Last orders for snob yobs as Cornwall cracks down on upper-class parties

Residents of fashionable Rock enlist a private security firm to protect their area's natural beauty from 'snob yobs'

Steve Bloomfield,Tom Anderson
Sunday 10 July 2005 00:00 BST

As the sun set at Daymer Bay on the beautiful north Cornish coast last night, police vans circled the beaches, waiting for the invasion. After years of suffering at the hands of posh, drunken teenagers causing havoc, the fight-back has begun.

Hundreds of what locals have dubbed "snob yobs" staggered from the two pubs in the village of Rock on Friday night and followed the winding road that leads to the beach. But, as they swarmed on to the sand, the police were waiting for them.

Every summer, Rock - dubbed "Kensington-on-Sea" thanks to the high number of upper-class Chelsea residents who make the Cornwall village their home for July and August - is invaded by hundreds of public school students who spend their nights boozing on the beach, starting fires, and urinating and vomiting in doorways.

But now battle lines have been drawn and local residents are striking back. Security guards have been hired by the residents' association to patrol the privately-owned Daymer Bay, the scene of much of the drunken revelry, preventing anyone from getting on to the beach at night. Instead, the "snob yobs" will be diverted to nearby Polzeath beach where a dispersal zone will also be in place with at least four uniformed police officers on duty every night. They will remove any group of youngsters who threaten to get out of control, ban them from returning for 24 hours, and could even fine them as much as £2,500.

The hordes who storm the beaches include the sons and daughters of judges, politicians and minor royalty. The young princes, William and Harry, have also spent summer nights there in the past. Hundreds poured onto the beach on Friday night. After hearing a loud bang from one of the groups crowding the beach, Sergeant Robin Hogg, who is responsible for the dispersal zone, disappeared into the crowd, re-emerging moments later with two teenagers and marching them into one of the police vans.

The teenagers are, unsurprisingly, not very happy. "It is so over the top," said Alex, a 16-year-old student. "They are picking on us because we are toffs. It is a real trek to Polzeath when they turn you away from Daymer. When you do get here there's so many police, it's like East Germany."

His friend James, 18, said: "It is stupid. The locals complain about rubbish on the beach but I bring a bin bag. Daymer beach was a fun, chilled-out place, now it's ruined."

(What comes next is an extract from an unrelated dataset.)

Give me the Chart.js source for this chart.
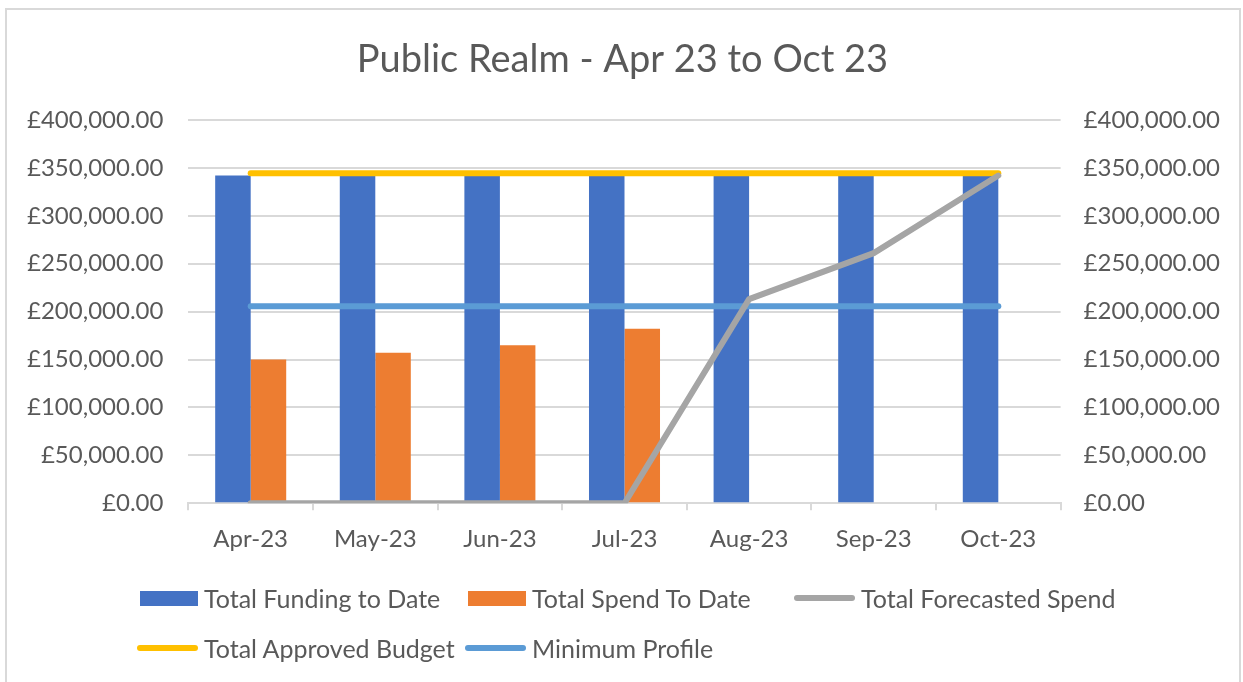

Michael Hendry, 18, a local man who was drinking on the beach, said: "The problem is the people who come from up-country. Most of the public school kids come down for a week and smash the place up. They just don't have any respect for the area."

This is a view shared by the local constabulary. Devon and Cornwall police have written to every public school in the country asking them to warn their pupils to be on their best behaviour.

Sgt Hogg said local residents have simply had enough. "We are trying to stop assaults, abusive language and vomiting and urinating in people's doorways," he said. "They are very well spoken but they are causing chaos and setting fires on the beach."

But public schools have reacted angrily to suggestions that their pupils are to blame. Dick Davison, spokesman for the Headmasters' and Headmistresses' Conference, which represents public schools, said: "The notion that it is just privileged youngsters from independent schools who cause this sort of trouble and drink a bit too much is a convenient stereotype."

His views were echoed by Sheila Cooper, general secretary of the Girls Schools' Association. "It is unfortunate to tar every school with that brush," she said. "It is going a bit over the top. Obviously we would be very concerned if our pupils were upsetting local residents."

One local resident, Bill Frampton, 63, watched the teenagers being dispersed on Friday night from behind the fence of his house.

"I don't mind people having fun," he said, "but when it comes to being sick, pissing on my lawn and stealing bits of my fence, it is too much. I mean, you wouldn't like it, would you?"